John Loraine Baldwin (1 June 1809 – 25 November 1896) was an English cricket enthusiast who was a co-founder of the I Zingari nomadic cricket club.

==Early life and education==
He was born near Halifax, Yorkshire, only son- he had nine sisters- of Lieutenant-Colonel John Baldwin of the 9th Dragoons, and Eliza, daughter of Rev. Lambton Loraine, rector of Milton Keynes, Buckinghamshire, and Nailstone, Leicestershire by his wife Isabella, daughter of Sir Lancelot Allgood, of Nunwick Hall, Northumberland. Rev.
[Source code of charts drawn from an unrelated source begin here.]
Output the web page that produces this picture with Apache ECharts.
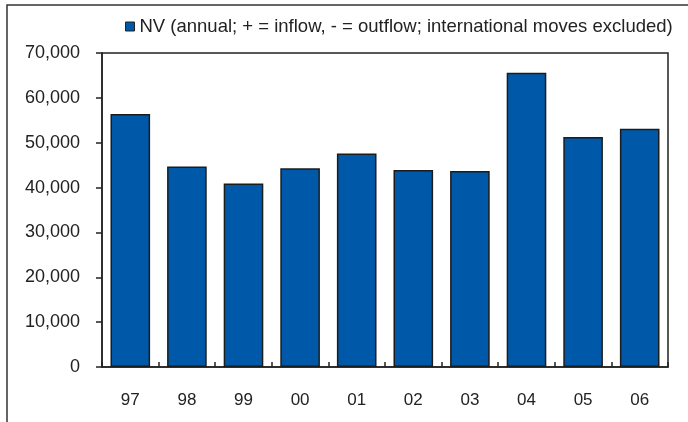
<!DOCTYPE html>
<html>
<head>
<meta charset="utf-8">
<script src="https://cdn.jsdelivr.net/npm/echarts@6/dist/echarts.min.js"></script>
<style>
html,body{margin:0;padding:0;background:#fff;}
#chart{width:688px;height:422px;}
</style>
</head>
<body>
<div id="chart"></div>
<script>
var categories = ['97','98','99','00','01','02','03','04','05','06'];
var nvValues = [56400, 44700, 40900, 44300, 47600, 43900, 43700, 65600, 51300, 53100];
var seriesName = 'NV (annual; + = inflow, - = outflow; international moves excluded)';
var yTicks = {min: 0, max: 70000, interval: 10000};

var FONT = '"Liberation Sans", Arial, sans-serif';
var chart = echarts.init(document.getElementById('chart'));
chart.setOption({
  animation: false,
  backgroundColor: '#ffffff',
  graphic: [{
    type: 'rect',
    shape: {x: 7, y: 5, width: 720, height: 440},
    style: {fill: 'none', stroke: '#333', lineWidth: 1.5},
    silent: true
  }],
  legend: {
    left: 125,
    top: 17,
    padding: 0,
    itemWidth: 9,
    itemHeight: 9,
    icon: 'rect',
    itemStyle: {borderColor: '#222', borderWidth: 1},
    textStyle: {fontFamily: FONT, fontSize: 18.5, color: '#222'},
    data: [seriesName]
  },
  grid: {
    left: 102, right: 20, top: 53, bottom: 55,
    show: true, borderColor: '#222', borderWidth: 1.5, backgroundColor: 'transparent'
  },
  xAxis: {
    type: 'category',
    data: categories,
    boundaryGap: true,
    axisLine: {lineStyle: {color: '#222', width: 1.5}},
    axisTick: {show: true, inside: true, length: 5, alignWithLabel: false, lineStyle: {color: '#222', width: 1.5}},
    axisLabel: {margin: 25, fontFamily: FONT, fontSize: 17, color: '#222'}
  },
  yAxis: {
    type: 'value',
    min: yTicks.min, max: yTicks.max, interval: yTicks.interval,
    axisLine: {show: true, lineStyle: {color: '#222', width: 1.5}},
    axisTick: {show: true, inside: false, length: 6, lineStyle: {color: '#222', width: 1.5}},
    splitLine: {show: false},
    axisLabel: {
      margin: 22, fontFamily: FONT, fontSize: 18, color: '#222',
      formatter: function (v) { return v.toLocaleString('en-US'); }
    }
  },
  series: [{
    name: seriesName,
    type: 'bar',
    data: nvValues,
    barCategoryGap: '30%',
    itemStyle: {color: '#0059a8', borderColor: '#1c1c1c', borderWidth: 1.5}
  }]
});
</script>
</body>
</html>
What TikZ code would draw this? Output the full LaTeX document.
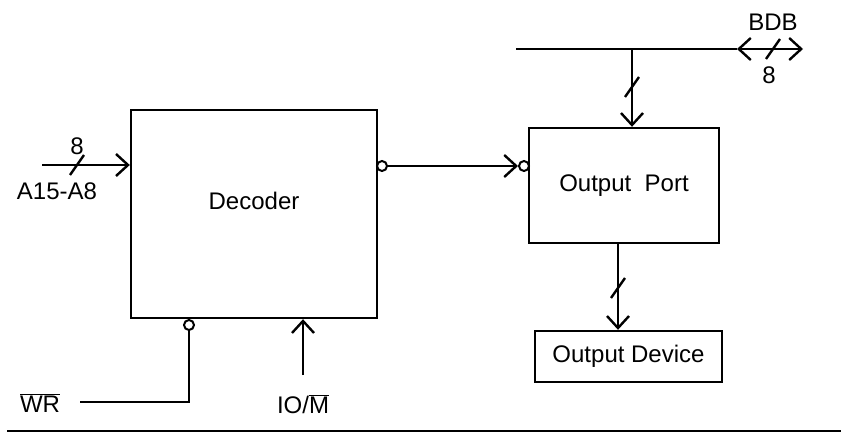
\documentclass[tikz,border=0pt]{standalone}
\usepackage{fontspec}
\setmainfont{Liberation Sans}
\usetikzlibrary{arrows.meta,calc}

\tikzset{
    blk/.style={draw, line width=2.4pt, rectangle, inner sep=0pt},
    sig/.style={line width=2.4pt},
    tip/.style={-{Straight Barb[length=12pt,width=22pt,line width=2.4pt]}},
    bubble/.style={draw, line width=2pt, circle, fill=white, minimum size=10pt, inner sep=0pt},
    lbl/.style={inner sep=0pt, font=\fontsize{24}{28}\selectfont}
}
% marca de bus (trazo inclinado)
\newcommand{\busmark}[1]{\draw[sig] ($(#1)+(-7,-10)$) -- ($(#1)+(7,10)$);}

\begin{document}
\begin{tikzpicture}[x=1pt, y=1pt]
        \useasboundingbox (0,0) rectangle (841,432);

        % Bloques
        \node[blk, minimum width=246pt, minimum height=208pt] (dec) at (254,218) {};
        \node[lbl] (declbl) at (254,231) {Decoder};
        \node[blk, minimum width=190pt, minimum height=115pt, lbl] (port) at (624,246.5) {Output\ \ Port};
        \node[blk, minimum width=187pt, minimum height=51pt, lbl] (dev) at (628.5,75.5) {Output Device};

        % Entrada A15-A8
        \coordinate (ain) at (42,267);
        \draw[sig, tip] (ain) -- (ain -| dec.west);
        \coordinate (amark) at (77,267);
        \busmark{amark}
        \node[lbl] (a8) at (77,286) {8};
        \node[lbl] (alab) at (57,241) {A15-A8};

        % Salida del decodificador al puerto
        \node[bubble] (decout) at (382,266) {};
        \node[bubble] (portin) at (524,266) {};
        \draw[sig, tip] (decout) -- (portin);

        % Bus de datos BDB
        \coordinate (busl) at (516,383);
        \coordinate (busr) at (803,383);
        \coordinate (busc) at (737,383);
        \draw[sig] (busl) -- (busc);
        \draw[sig, {Straight Barb[length=12pt,width=22pt,line width=2.4pt]}-{Straight Barb[length=12pt,width=22pt,line width=2.4pt]}] (busc) -- (busr);
        \coordinate (bmark) at (773,383);
        \busmark{bmark}
        \node[lbl] (bdb) at (773,410) {BDB};
        \node[lbl] (b8) at (769,357) {8};

        % Bus al puerto de salida
        \coordinate (tap) at (632,383);
        \draw[sig, tip] (tap) -- (tap |- port.north);
        \coordinate (pmark) at (632,345);
        \busmark{pmark}

        % Puerto al dispositivo
        \coordinate (pout) at (618,189);
        \draw[sig, tip] (pout) -- (pout |- dev.north);
        \coordinate (dmark) at (618,144);
        \busmark{dmark}

        % Senal WR
        \node[bubble] (wrb) at (189,107) {};
        \coordinate (wrc) at (189,30);
        \coordinate (wrend) at (80,30);
        \draw[sig] (wrb) -- (wrc) -- (wrend);
        \node[lbl] (wr) at (40,29) {$\overline{\hbox{WR}}$};

        % Senal IO/M
        \coordinate (iom) at (303,57);
        \draw[sig, tip] (iom) -- (iom |- dec.south);
        \node[lbl] (iolab) at (303,28) {IO/$\overline{\hbox{M}}$};

        % Linea inferior
        \draw[sig] (7,1) -- (841,1);
    \end{tikzpicture}
\end{document}
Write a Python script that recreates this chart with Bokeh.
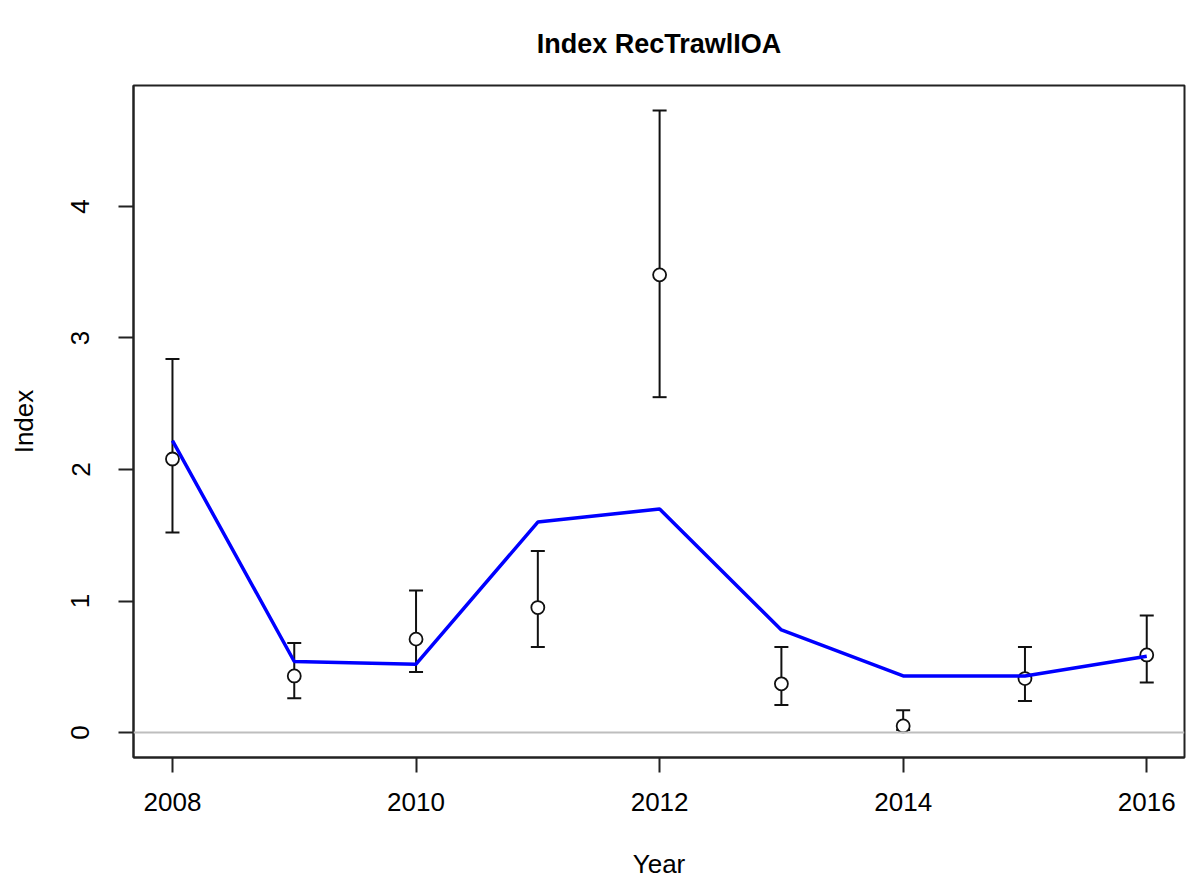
from bokeh.plotting import figure
from bokeh.models import ColumnDataSource, Whisker, TeeHead, FixedTicker, Span, Range1d
from bokeh.embed import file_html
from bokeh.resources import INLINE

years = [2008, 2009, 2010, 2011, 2012, 2013, 2014, 2015, 2016]
obs = [2.08, 0.43, 0.71, 0.95, 3.48, 0.37, 0.05, 0.41, 0.59]
upper = [2.84, 0.68, 1.08, 1.38, 4.73, 0.65, 0.17, 0.65, 0.89]
lower = [1.52, 0.26, 0.46, 0.65, 2.55, 0.21, 0.02, 0.24, 0.38]
expected = [2.22, 0.54, 0.52, 1.60, 1.70, 0.78, 0.43, 0.43, 0.58]
x_ticks = [2008, 2010, 2012, 2014, 2016]
y_ticks = [0, 1, 2, 3, 4]
title_text = "Index RecTrawlIOA"

src = ColumnDataSource(dict(year=years, obs=obs, upper=upper, lower=lower, expected=expected))

FONT = "Liberation Sans"

# frame: x 133..1184, y 85..757 in picture pixels
p = figure(width=1186, height=884, output_backend="svg", toolbar_location=None,
           x_range=Range1d(2007.68, 2016.31), y_range=Range1d(-0.19, 4.92),
           title=title_text,
           min_border_left=133, min_border_right=2, min_border_top=85, min_border_bottom=127)

p.title.align = "center"
p.title.vertical_align = "top"
p.title.text_font = FONT
p.title.text_font_size = "27px"
p.title.text_font_style = "bold"
p.title.text_color = "black"
p.title.standoff = 50

p.xgrid.visible = False
p.ygrid.visible = False
p.outline_line_color = "#222222"
p.outline_line_width = 2
p.background_fill_color = "white"
p.border_fill_color = "white"

for ax in (p.xaxis[0], p.yaxis[0]):
    ax.axis_line_color = "#222222"
    ax.axis_line_width = 2
    ax.major_tick_line_color = "#222222"
    ax.major_tick_line_width = 2
    ax.major_tick_out = 15
    ax.major_tick_in = 0
    ax.minor_tick_line_color = None
    ax.major_label_text_font = FONT
    ax.major_label_text_font_size = "26px"
    ax.major_label_text_color = "black"
    ax.axis_label_text_font = FONT
    ax.axis_label_text_font_size = "26px"
    ax.axis_label_text_font_style = "normal"
    ax.axis_label_text_color = "black"

p.xaxis.ticker = FixedTicker(ticks=x_ticks)
p.yaxis.ticker = FixedTicker(ticks=y_ticks)
p.xaxis.axis_label = "Year"
p.yaxis.axis_label = "Index"
p.yaxis.major_label_orientation = "vertical"
p.xaxis.major_label_standoff = 20
p.yaxis.major_label_standoff = 29
p.xaxis.axis_label_standoff = 35
p.yaxis.axis_label_standoff = 30

p.add_layout(Span(location=0, dimension="width", line_color="#bebebe", line_width=2))

w = Whisker(source=src, base="year", upper="upper", lower="lower",
            line_color="#111111", line_width=2,
            upper_head=TeeHead(size=14, line_color="#111111", line_width=2),
            lower_head=TeeHead(size=14, line_color="#111111", line_width=2))
p.add_layout(w)

p.scatter("year", "obs", source=src, size=13, fill_color="white",
          line_color="#111111", line_width=1.8)

p.line("year", "expected", source=src, line_color="blue", line_width=3.5)

open("out.html", "w").write(file_html(p, INLINE))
Lambton Loraine was third son of Sir Charles Loraine, 3rd Baronet, of Kirk Harle, Northumberland, by Margaret, daughter of Ralph Lambton, of Lambton Hall, County Durham, of the family of the Earls of Durham.

Baldwin was educated at Westminster School and Christ Church, Oxford where he developed interests in cricket and dramatics.

==Career==
He was a sports and games rules enthusiast, and one of the founders of I Zingari on 4 July 1845. He was also the writer of the first standardized rules for badminton in 1868, while on a visit to Badminton House, and editor of "The Laws of Short Whist" of 1864. He was Warden of Tintern Abbey in 1873.

In 1870, Baldwin "devoted his time to a careful study of the game of Bésique", producing a volume on its rules and "a system ... by which all players should regulate their game".

==Personal life==
On 31 July 1873, Baldwin married Elizabeth, daughter of Rev. Algernon Peyton, rector of Doddington, Cambridgeshire, younger son of the politician Sir Henry Peyton, 1st Baronet and brother of the politician Sir Henry Peyton, 2nd Baronet. Elizabeth was widow of Royal Naval commander Lord Francis John Russell (1809–1861), son of John Russell, 6th Duke of Bedford, Lord Lieutenant of Ireland and half-brother of John Russell, 1st Earl Russell, Prime Minister of the United Kingdom from 1846 to 1852 and from 1865 to 1866.

Baldwin died at his home, St Anne's House in Tintern in 1896. A 'grand tomb' commemorates Baldwin in the churchyard of St Michaels, Tintern.